Key Insight: The LSH collision probability of angular kernels equals the angular similarity exactly, and RACE sketches enable unbiased estimation of kernel density sums in linear time.

Core Idea: Replace softmax with a power angular kernel and approximate attention in \(O(N)\) via differentiable RACE sketches.

Method

Overall Architecture

Softmax is replaced by the angular kernel \((1 - \frac{\arccos(\hat{q}_i \cdot \hat{k}_j)}{\pi})^\gamma\). Rather than constructing the attention matrix, keys and values are hashed into \(S = L \times R\) buckets, and queries aggregate per-bucket statistics at inference time.

Key Designs

  1. Power Angular Kernel: Angular similarity raised to the \(\gamma\)-th power replaces softmax; larger \(\gamma\) yields sharper attention. Since the LSH collision probability equals angular similarity, RACE sketch theory applies directly.

  2. Differentiable RACE Sketch: Hard SimHash is replaced by sigmoid-based soft assignment, preserving approximation quality while enabling gradient-based training. Averaging over \(L\) independent hash tables reduces variance.
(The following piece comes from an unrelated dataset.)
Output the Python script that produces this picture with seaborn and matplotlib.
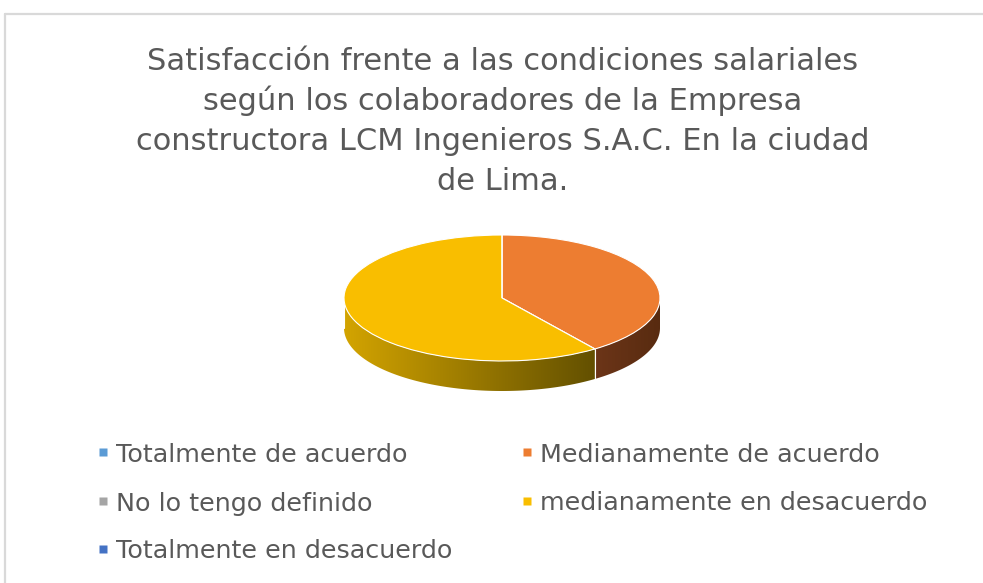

  3. Causal RACE: Causal bucket counters are maintained via prefix-sum streaming, supporting autoregressive language modeling.

Loss & Training

RACE Attention serves as a drop-in replacement for softmax attention, trained with standard cross-entropy loss. \(L\) (number of hash tables) and \(R\) (number of buckets) govern the variance–accuracy trade-off.

Key Experimental Results

Main Results

Method Complexity 64K Support Accuracy
Softmax (FA2) \(O(N^2)\) OOM Baseline
Linear Attn \(O(N)\) Poor
Performer \(O(Nd^2)\) Partial Poor
RACE \(O(N)\) ≈ Baseline

Scalability

Hardware Softmax Max RACE Max
GH200 (96GB) ~4M 12M
CPU N/A 75M

Key Findings

  • RACE achieves lower wall-clock time than FlashAttention-2 at 64K with comparable accuracy.
  • RACE outperforms Linformer in accuracy while using 13% fewer parameters.
  • The \(\gamma\) parameter controls sharpness; excessively large values increase variance, requiring more hash tables to compensate.
  • CPU training support opens new possibilities for long-context training without GPUs.

Highlights & Insights

  • Elegant theoretical chain: angular kernel → LSH collision probability → RACE sketch → linear-time attention, with theoretical guarantees at every step.
  • Truly linear time with small constants — \(S = L \times R\) buckets rather than \(N\) keys, yielding substantial practical speedups.
  • Training on 75M tokens on CPU is a distinctive contribution, decoupling long-context research from GPU availability.

Limitations & Future Work

  • Validated only on ~120M-parameter models; effectiveness at larger scales remains unknown.
  • \(\gamma\), \(L\), and \(R\) require manual tuning; no automatic selection strategy is currently available.
  • Integration with sparse attention is a promising future direction.
  • vs. FlashAttention: FA optimizes constant factors but retains \(O(N^2)\) complexity; RACE achieves genuine \(O(N)\).
  • vs. YOSO: Both employ angular kernels with LSH, but RACE uses soft LSH with theoretical guarantees and supports causal modeling.
  • vs. Performer: Performer is quadratic in embedding dimension and exhibits inferior accuracy.

Rating

  • Novelty: ⭐⭐⭐⭐⭐ — The combination of angular kernel and RACE sketch constitutes a wholly novel approach.
  • Experimental Thoroughness: ⭐⭐⭐⭐ — Multi-task evaluation, scalability analysis, and theoretical support; large-model validation is lacking.
  • Writing Quality: ⭐⭐⭐⭐ — Theoretical derivations are clear and well-organized.
  • Value: ⭐⭐⭐⭐⭐ — Significant practical value for ultra-long-context training.